How how does Zion built? Is it is it people that are of different hearts and different minds? Is it somehow we're all the same heart and mind but we come from
it from different avenues? I think that that's that's a very important thing to understand. Then of course violence, you know, well well then what does violence mean? Is it beyond physical violence? Is
there more than that? And and what does that mean if I'm now labeling other things uh uh society as as as
violence? How do I interpret that? And is that make it worse? I I don't know.
It sounds like a violent word to me. But but anyway, what I I I would just say the same thing. I really appreciate your openness and and willingness to uh to
speak. You've always been that way and and uh I think this was a very good discussion and and I hope we can do it again.
Yeah, me too. And and and really thanks to the to the two of you. I I can't say how much I appreciate um even you know
first of all the conversation that you had on the on the podcast um that that you had I don't know a few months ago or whenever that was and then and that
which led me to reach out to the both of you and have a conversation with Ralph who invited me into his classroom which was an act of of great generosity and
and then and then and then Ralph's review. I mean this this is what we should be doing in the academy. It's what we should be doing in the church.

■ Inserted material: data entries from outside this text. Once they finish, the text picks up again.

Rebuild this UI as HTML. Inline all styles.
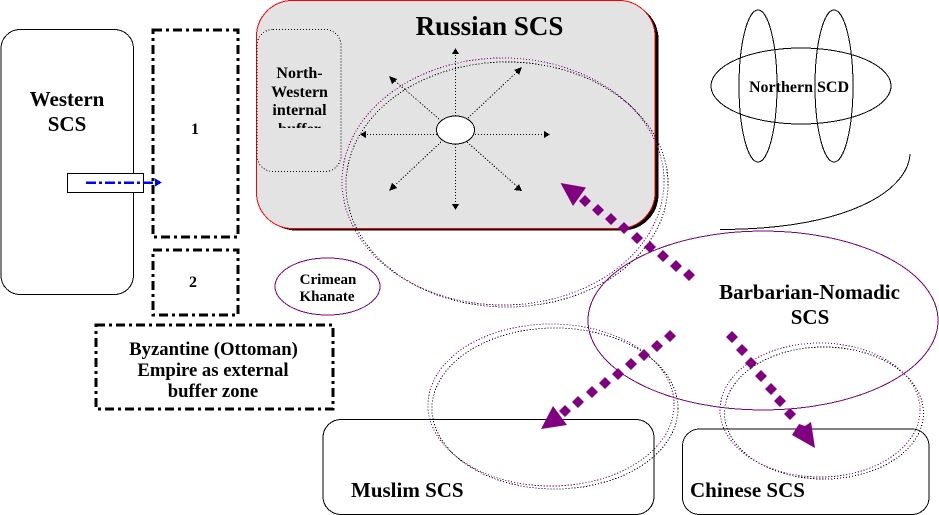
<!DOCTYPE html>
<html>
<head>
<meta charset="utf-8">
<style>
html,body{margin:0;padding:0;background:#fff;}
svg{display:block;position:absolute;left:0;top:0;}
text{font-family:"Liberation Serif",serif;font-weight:bold;fill:#000;}
.m{text-anchor:middle;}
</style>
</head>
<body>
<svg width="939" height="515" viewBox="0 0 939 515" xmlns="http://www.w3.org/2000/svg" shape-rendering="crispEdges">
<defs>
<clipPath id="c1"><rect x="257" y="29" width="84" height="99"/></clipPath>
<clipPath id="c2"><rect x="100" y="330" width="230" height="67"/></clipPath>
</defs>
<!-- Western -->
<rect x="1" y="29.500" width="132.500" height="265" rx="19" ry="19" fill="#fff" stroke="#000" stroke-width="1"/>
<text class="m" x="67" y="106" font-size="21">Western</text>
<text class="m" x="67" y="131" font-size="21">SCS</text>
<!-- Small rect -->
<rect x="67.500" y="173.500" width="76" height="19" fill="#fff" stroke="#000"/>
<!-- Dash boxes -->
<g fill="none" stroke="#000" stroke-width="3" stroke-dasharray="9 4 3 4">
<rect x="153" y="30" width="85" height="207"/>
<rect x="153" y="250" width="85" height="65"/>
<rect x="96" y="325" width="237" height="84"/>
</g>
<line x1="86" y1="182.500" x2="156" y2="182.500" stroke="#0000ff" stroke-width="2.500" stroke-dasharray="10 3 3 3"/>
<path d="M155 178.500L162 182.500L155 186.500Z" fill="#0000ff"/>
<text class="m" x="195" y="134" font-size="16">1</text>
<text class="m" x="193" y="287" font-size="16">2</text>
<g clip-path="url(#c2)">
<text class="m" x="213.500" y="355" font-size="18.700">Byzantine (Ottoman)</text>
<text class="m" x="213" y="376" font-size="18.700">Empire as external</text>
<text class="m" x="213" y="397" font-size="18.700">buffer zone</text>
</g>
<!-- Russian -->
<rect x="260" y="3" width="398.500" height="227.500" rx="36" ry="36" fill="#000"/>
<rect x="256.500" y="0.500" width="398.500" height="228" rx="36" ry="36" fill="#e3e3e3" stroke="#ff0000" stroke-width="1"/>
<rect x="257" y="29.500" width="84" height="142" rx="16" ry="16" fill="#e3e3e3" stroke="#000" stroke-width="1" stroke-dasharray="1 2"/>
<text class="m" x="489.500" y="35" font-size="27">Russian SCS</text>
<g clip-path="url(#c1)">
<text class="m" x="299.500" y="78" font-size="16">North-</text>
<text class="m" x="299.500" y="97" font-size="16">Western</text>
<text class="m" x="299.500" y="115" font-size="16">internal</text>
<text class="m" x="299.500" y="134" font-size="16">buffer</text>
</g>
<!-- Star arrows -->
<g stroke="#000" stroke-width="1" stroke-dasharray="1.200 1.800" fill="none">
<line x1="455.500" y1="116" x2="455.500" y2="52"/>
<line x1="455.500" y1="144" x2="455.500" y2="205"/>
<line x1="437" y1="134.500" x2="364" y2="134.500"/>
<line x1="475" y1="134.500" x2="546" y2="134.500"/>
<line x1="439" y1="119" x2="394" y2="80"/>
<line x1="468" y1="118" x2="518" y2="71"/>
<line x1="441" y1="142" x2="393" y2="187"/>
<line x1="467" y1="142" x2="519" y2="188"/>
</g>
<g fill="#000">
<path d="M455.500 48L459 54H452Z"/>
<path d="M455.500 210L459 204H452Z"/>
<path d="M360 134.500L366 131V138Z"/>
<path d="M550 134.500L544 131V138Z"/>
<path d="M389 76L397 79L392 84Z"/>
<path d="M522 67L519 75L514 70Z"/>
<path d="M389 191L392 183L397 188Z"/>
<path d="M522 191L514 190L519 184Z"/>
</g>
<ellipse cx="455.500" cy="130" rx="19" ry="14" fill="#fff" stroke="#000"/>
<!-- Double ellipses -->
<g fill="none" stroke-width="1" stroke-dasharray="1.200 1.800">
<ellipse cx="507" cy="184.500" rx="161" ry="122.500" stroke="#000"/>
<ellipse cx="503" cy="181.500" rx="161" ry="123.500" stroke="#800080"/>
<ellipse cx="555" cy="408.500" rx="123" ry="80.500" stroke="#000"/>
<ellipse cx="551" cy="405" rx="123" ry="81" stroke="#800080"/>
<ellipse cx="824" cy="413" rx="99.500" ry="66" stroke="#000"/>
<ellipse cx="820" cy="410" rx="100" ry="67" stroke="#800080"/>
</g>
<!-- Crimean -->
<ellipse cx="327.500" cy="286.500" rx="52.500" ry="28.500" fill="none" stroke="#800080"/>
<text class="m" x="328" y="284" font-size="15">Crimean</text>
<text class="m" x="327" y="301" font-size="15">Khanate</text>
<!-- Northern -->
<g fill="none" stroke="#000">
<ellipse cx="801" cy="86" rx="90" ry="38"/>
<ellipse cx="758" cy="86" rx="19" ry="76"/>
<ellipse cx="834" cy="86" rx="19" ry="76"/>
<path d="M910 154C908 190 850 229 720 229.500"/>
</g>
<text class="m" x="799" y="92" font-size="16">Northern SCD</text>
<!-- Barbarian -->
<ellipse cx="763" cy="320.500" rx="175" ry="89.500" fill="none" stroke="#800080"/>
<text class="m" x="809.500" y="299" font-size="21">Barbarian-Nomadic</text>
<text class="m" x="810" y="324" font-size="21">SCS</text>
<!-- Bottom boxes -->
<rect x="323" y="419.500" width="331" height="95" rx="18" ry="18" fill="none" stroke="#000"/>
<rect x="682.500" y="429" width="246.500" height="85.500" rx="17" ry="17" fill="none" stroke="#000"/>
<text x="351" y="497" font-size="21">Muslim SCS</text>
<text x="690" y="497" font-size="21">Chinese SCS</text>
<!-- Purple dotted arrows -->
<g fill="#800080" shape-rendering="auto">
<path d="M560.500 183L586 187.500L573 206Z"/>
<path d="M541 429L553 406L567 425Z"/>
<path d="M815 448L792 435L799 424L805 426L811 422Z"/>
<path d="M585 195l6 6-6 6-6-6zM598 204l6 6-6 6-6-6zM611 213l6 6-6 6-6-6zM624 222l6 6-6 6-6-6zM637 232l6 6-6 6-6-6zM650 241l6 6-6 6-6-6zM663 250l6 6-6 6-6-6zM676 260l6 6-6 6-6-6zM689 269l6 6-6 6-6-6z"/>
<path d="M670 330l6 6-6 6-6-6zM657 340l6 6-6 6-6-6zM644 349l6 6-6 6-6-6zM631 358l6 6-6 6-6-6zM618 368l6 6-6 6-6-6zM605 377l6 6-6 6-6-6zM592 386l6 6-6 6-6-6zM578 396l6 6-6 6-6-6zM565 405l6 6-6 6-6-6z"/>
<path d="M732 331l6 6-6 6-6-6zM742 344l6 6-6 6-6-6zM751 357l6 6-6 6-6-6zM761 370l6 6-6 6-6-6zM771 383l6 6-6 6-6-6zM780 395l6 6-6 6-6-6zM790 408l6 6-6 6-6-6z"/>
</g>
</svg>
</body>
</html>
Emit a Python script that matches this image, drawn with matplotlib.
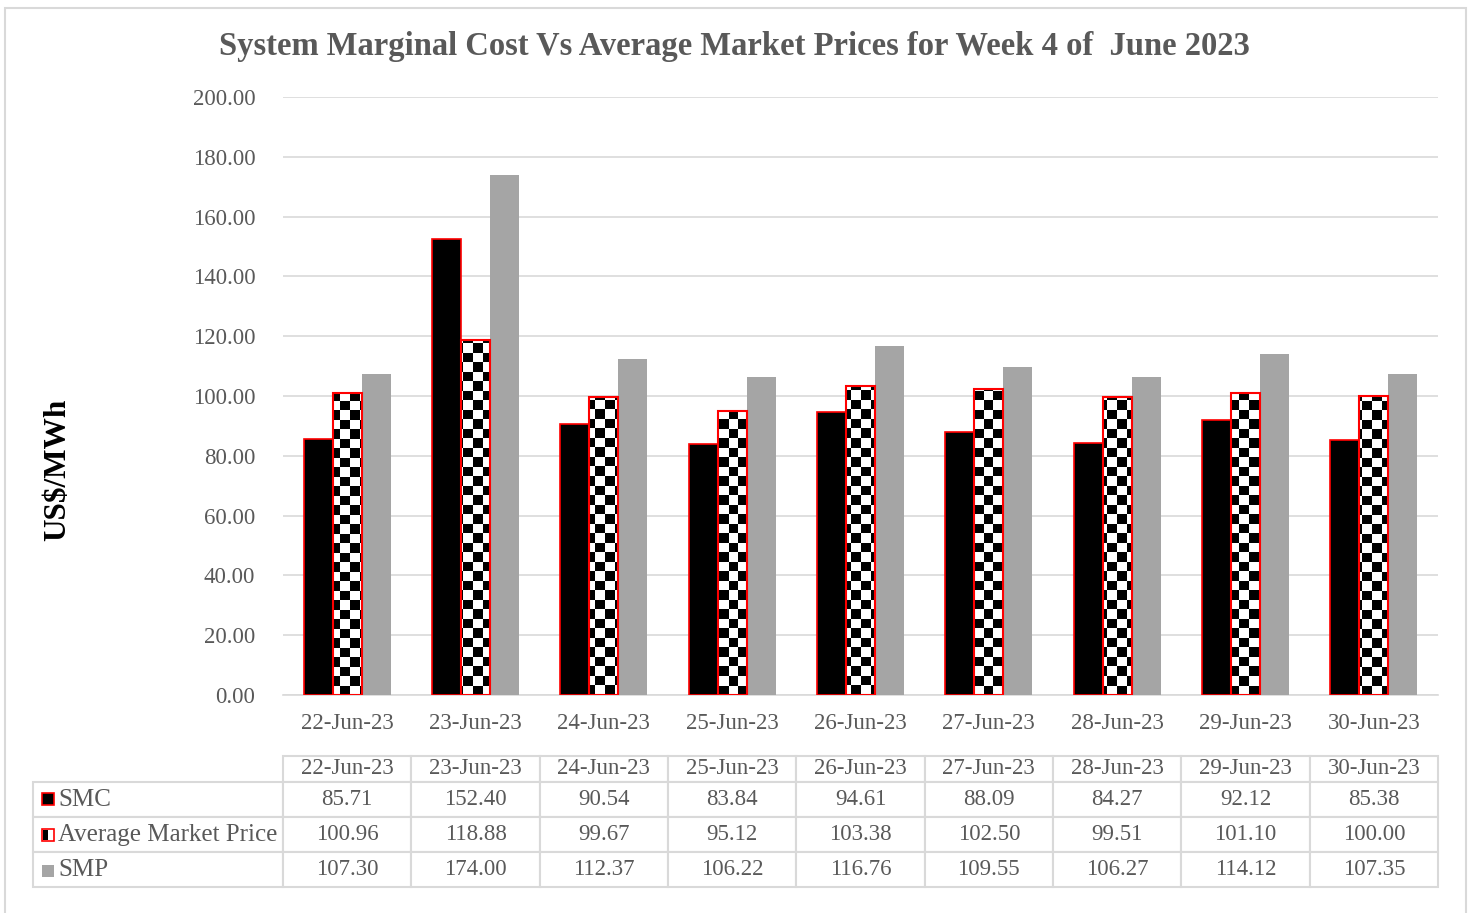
import numpy as np
import matplotlib
matplotlib.use('Agg')
import matplotlib.pyplot as plt
from matplotlib.patches import Rectangle

dates = ['22-Jun-23', '23-Jun-23', '24-Jun-23', '25-Jun-23', '26-Jun-23',
         '27-Jun-23', '28-Jun-23', '29-Jun-23', '30-Jun-23']
smc = [85.71, 152.40, 90.54, 83.84, 94.61, 88.09, 84.27, 92.12, 85.38]
avg_price = [100.96, 118.88, 99.67, 95.12, 103.38, 102.50, 99.51, 101.10, 100.00]
smp = [107.30, 174.00, 112.37, 106.22, 116.76, 109.55, 106.27, 114.12, 107.35]
series_names = ['SMC', 'Average Market Price', 'SMP']

W, H = 1471, 913
plt.rcParams['font.family'] = ['Liberation Serif', 'DejaVu Serif']
grey_txt = '#595959'
grid_c = '#D9D9D9'

fig = plt.figure(figsize=(W / 100, H / 100), dpi=100)

# plot area in pixels
ax_l, ax_r, ax_t, ax_b = 283, 1438, 97, 695
pw, ph = ax_r - ax_l, ax_b - ax_t
ax = fig.add_axes([ax_l / W, 1 - ax_b / H, pw / W, ph / H])

x = np.arange(len(dates))
bw = 0.226

ax.bar(x - bw, smc, bw, color='black', edgecolor='red', linewidth=1.2, zorder=3)
avg_bars = ax.bar(x, avg_price, bw, facecolor='none', edgecolor='red', linewidth=1.5, zorder=4)
ax.bar(x + bw, smp, bw, color='#A5A5A5', zorder=3)

# checkerboard fill for the average market price bars
sq = 9.5
nrows = int(ph / sq) + 1
ncols = int(pw / sq) + 1
checker = np.indices((nrows, ncols)).sum(axis=0) % 2
for b in avg_bars:
    im = ax.imshow(checker, cmap='gray', interpolation='nearest', aspect='auto',
                   extent=(-0.5, len(dates) - 0.5, 0, 200), origin='lower', zorder=3.5)
    im.set_clip_path(b)
ax.set_xlim(-0.5, len(dates) - 0.5)
ax.set_ylim(0, 200)

ax.set_yticks(np.arange(0, 201, 20))
ax.set_yticklabels([f'{v:.2f}' for v in np.arange(0, 201, 20)])
ax.set_xticks(x)
ax.set_xticklabels(dates)
ax.tick_params(axis='both', length=0, labelsize=16.5, colors=grey_txt)
ax.tick_params(axis='y', pad=20)
ax.tick_params(axis='x', pad=13)
ax.yaxis.grid(True, color=grid_c, linewidth=1.2, zorder=0)
ax.set_axisbelow(True)
for s in ['top', 'right', 'left']:
    ax.spines[s].set_visible(False)
ax.spines['bottom'].set_color(grid_c)
ax.spines['bottom'].set_linewidth(1.2)

# data table (bbox covers the value grid only; row labels sit to its left)
tb_t, tb_b = 756, 887
cell_text = [[f'{v:.2f}' for v in smc],
             [f'{v:.2f}' for v in avg_price],
             [f'{v:.2f}' for v in smp]]
tbl = ax.table(cellText=cell_text, rowLabels=series_names, colLabels=dates,
               cellLoc='center', rowLoc='left',
               bbox=[0, (ax_b - tb_b) / ph, 1, (tb_b - tb_t) / ph])
tbl.auto_set_font_size(False)
tbl.set_fontsize(16.5)
tbl._autoColumns = []  # keep the fixed row-label column width
for (r, c), cell in tbl.get_celld().items():
    cell.set_edgecolor(grid_c)
    cell.set_linewidth(1.5)
    cell.get_text().set_color(grey_txt)
    cell.set_width(250 / pw if c == -1 else 1 / 9)
    cell.set_height((26 if r == 0 else 35) / ph)
    if c == -1:
        cell.get_text().set_fontsize(18)

# legend keys in the table row labels
key_y = [799, 835, 871]
key_style = [dict(facecolor='black', edgecolor='red'),
             dict(facecolor='white', edgecolor='red'),
             dict(facecolor='#A5A5A5', edgecolor='none')]
for ky, st in zip(key_y, key_style):
    fig.add_artist(Rectangle((42 / W, 1 - (ky + 6) / H), 12 / W, 12 / H,
                             transform=fig.transFigure, linewidth=1.2, **st))
fig.add_artist(Rectangle((43 / W, 1 - (key_y[1] + 5) / H), 5 / W, 10 / H,
                         transform=fig.transFigure, facecolor='black', edgecolor='none'))

fig.text(0.4993, 1 - 46 / H,
         'System Marginal Cost Vs Average Market Prices for Week 4 of  June 2023',
         ha='center', va='center', fontsize=23.5, fontweight='bold', color=grey_txt)
fig.text(58 / W, 1 - 470 / H, 'US$/MWh', rotation=90, ha='center', va='center',
         fontsize=22.5, fontweight='bold', color='black')

fig.add_artist(Rectangle((5 / W, -0.05), 1461 / W, 1 - 8 / H + 0.05,
                         transform=fig.transFigure, facecolor='none',
                         edgecolor=grid_c, linewidth=1.5))

fig.savefig('out.png', dpi=100)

It's what we should be doing in our neighborhoods. Like sit down and like talk with each other, right? And and and
like this is this is where I will invoke the anti-phi lehis like lay down your arms for a minute, right? Uh and and can
you see the other person? I mean, like I'm I'm talking here with with with two men of incredible faith and goodwill, right? And we're all trying to like
figure this stuff out together. These are enormously complex topics. If we had it all figured out, right, then that that would have been done already,
right? Um [music] and and so so I I enjoy the wrestle. I enjoy the conversation uh especially in a in a spirit of brotherhood and and seeking
and curiosity and [music] hopefully all of us in in in the pursuit of love. So thanks to both of you.
Awesome. Thanks Patrick. [music] Thanks Ralph. Appreciate it.